Recorded information:
↓

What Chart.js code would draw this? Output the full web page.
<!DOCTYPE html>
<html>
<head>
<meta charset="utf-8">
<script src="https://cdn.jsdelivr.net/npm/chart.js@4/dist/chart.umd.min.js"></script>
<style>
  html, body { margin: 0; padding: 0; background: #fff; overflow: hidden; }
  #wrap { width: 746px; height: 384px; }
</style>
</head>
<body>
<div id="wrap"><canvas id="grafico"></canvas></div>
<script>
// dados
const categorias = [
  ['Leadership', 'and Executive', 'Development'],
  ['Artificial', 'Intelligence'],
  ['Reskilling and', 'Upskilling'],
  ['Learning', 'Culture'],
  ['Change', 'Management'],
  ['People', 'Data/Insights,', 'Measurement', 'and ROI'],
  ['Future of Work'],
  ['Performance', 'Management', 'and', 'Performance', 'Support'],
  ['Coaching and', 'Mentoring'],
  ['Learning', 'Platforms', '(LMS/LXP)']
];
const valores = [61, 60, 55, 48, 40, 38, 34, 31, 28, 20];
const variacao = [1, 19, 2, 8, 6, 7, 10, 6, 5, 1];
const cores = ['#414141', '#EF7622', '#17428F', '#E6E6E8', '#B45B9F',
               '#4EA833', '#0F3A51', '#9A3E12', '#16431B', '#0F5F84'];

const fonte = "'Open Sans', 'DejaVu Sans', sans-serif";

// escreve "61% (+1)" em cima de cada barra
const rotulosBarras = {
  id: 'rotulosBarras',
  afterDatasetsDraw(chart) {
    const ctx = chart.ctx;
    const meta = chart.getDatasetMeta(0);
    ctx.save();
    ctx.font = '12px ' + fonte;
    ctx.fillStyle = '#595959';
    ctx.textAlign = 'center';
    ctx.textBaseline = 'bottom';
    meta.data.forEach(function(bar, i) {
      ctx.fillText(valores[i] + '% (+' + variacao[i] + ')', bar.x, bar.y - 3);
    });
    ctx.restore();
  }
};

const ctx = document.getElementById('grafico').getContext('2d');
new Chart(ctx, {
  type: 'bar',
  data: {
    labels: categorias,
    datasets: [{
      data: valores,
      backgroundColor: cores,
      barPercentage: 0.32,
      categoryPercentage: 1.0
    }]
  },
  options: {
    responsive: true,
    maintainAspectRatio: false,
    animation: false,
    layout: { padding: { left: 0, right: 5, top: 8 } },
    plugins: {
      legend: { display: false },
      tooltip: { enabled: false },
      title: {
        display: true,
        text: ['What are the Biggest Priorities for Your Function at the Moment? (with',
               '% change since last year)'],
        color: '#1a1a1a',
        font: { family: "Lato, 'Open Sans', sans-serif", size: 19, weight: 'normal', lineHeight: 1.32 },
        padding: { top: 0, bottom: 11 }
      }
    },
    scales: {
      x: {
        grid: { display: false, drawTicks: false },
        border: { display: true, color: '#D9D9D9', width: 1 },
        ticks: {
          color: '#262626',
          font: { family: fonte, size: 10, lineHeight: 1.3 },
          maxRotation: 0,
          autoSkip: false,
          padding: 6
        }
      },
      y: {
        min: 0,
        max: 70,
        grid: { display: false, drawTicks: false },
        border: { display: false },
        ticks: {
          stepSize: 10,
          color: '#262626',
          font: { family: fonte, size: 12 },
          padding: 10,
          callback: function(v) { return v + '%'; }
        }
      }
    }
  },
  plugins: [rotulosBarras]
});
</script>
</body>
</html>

↑
↓

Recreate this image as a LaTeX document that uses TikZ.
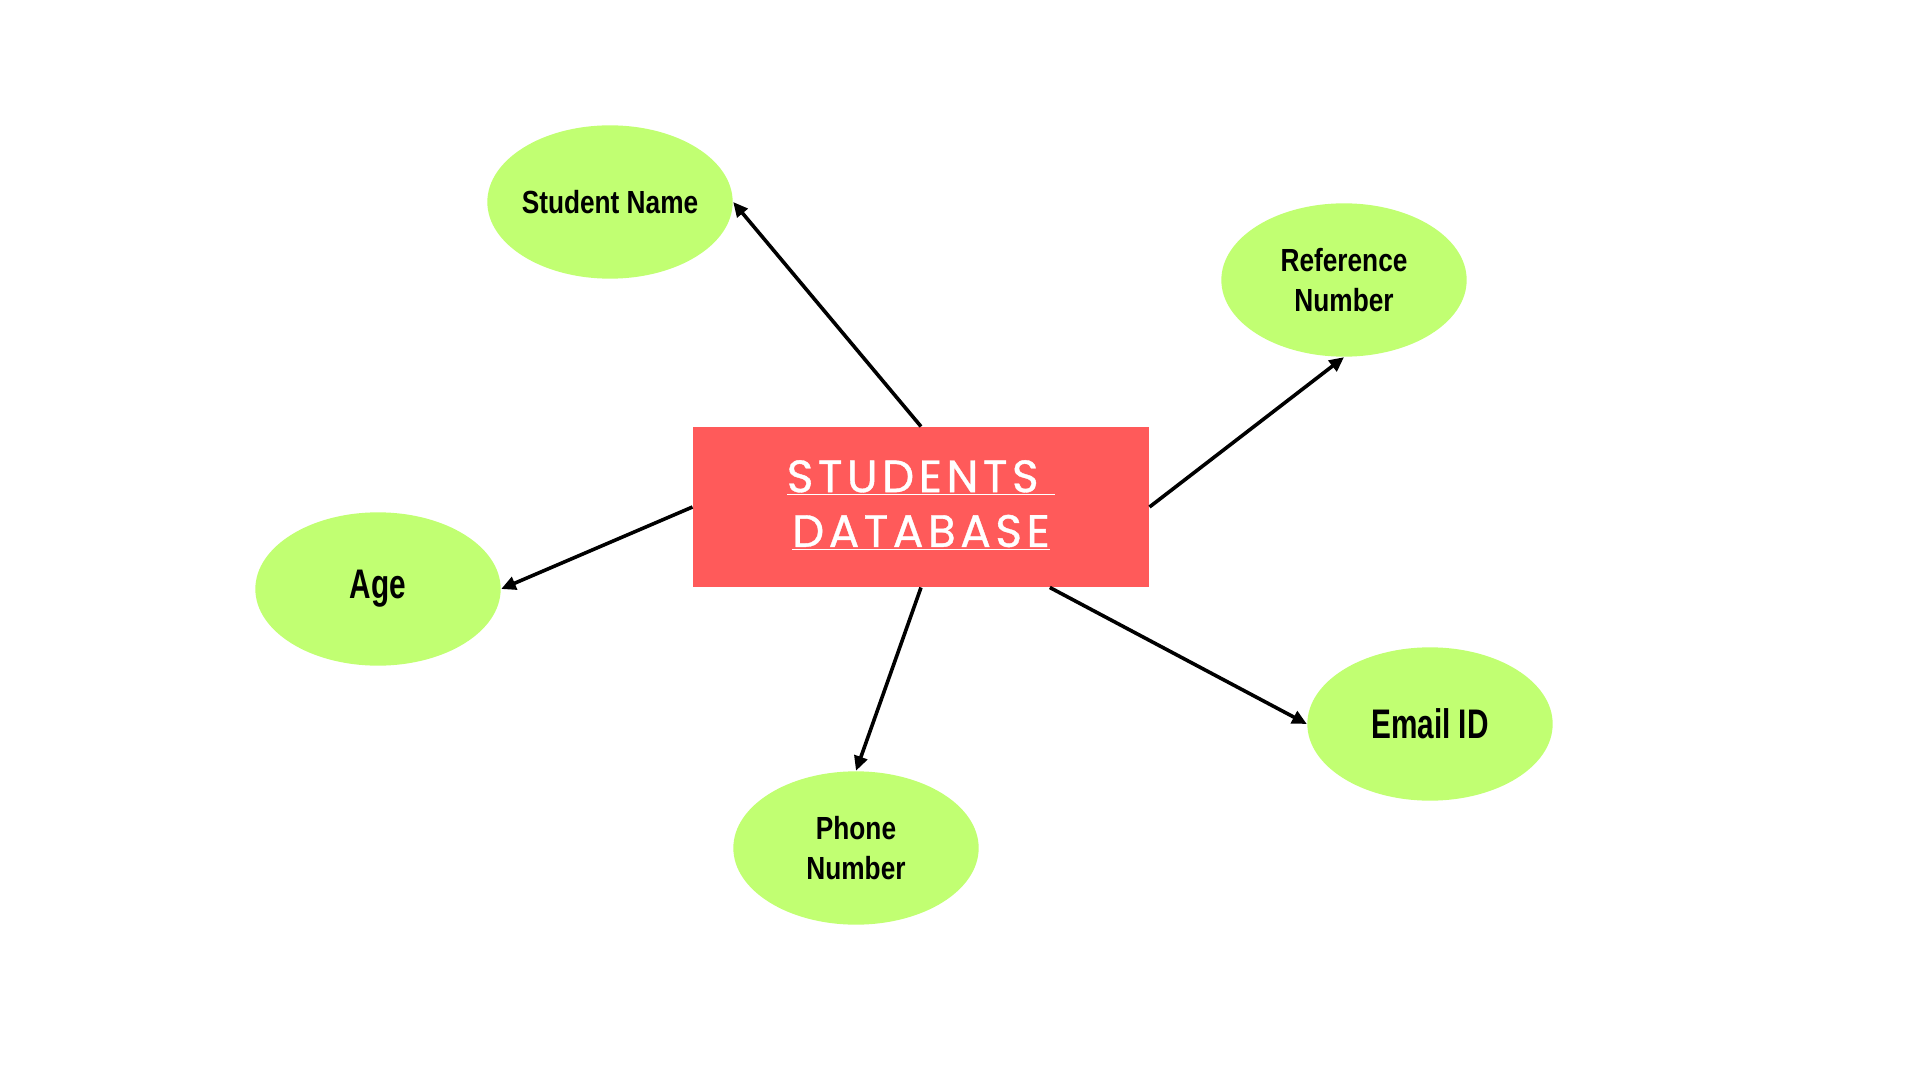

↑

State how many lines above contain the string "this", with no other words.

Answer to the exercise: 2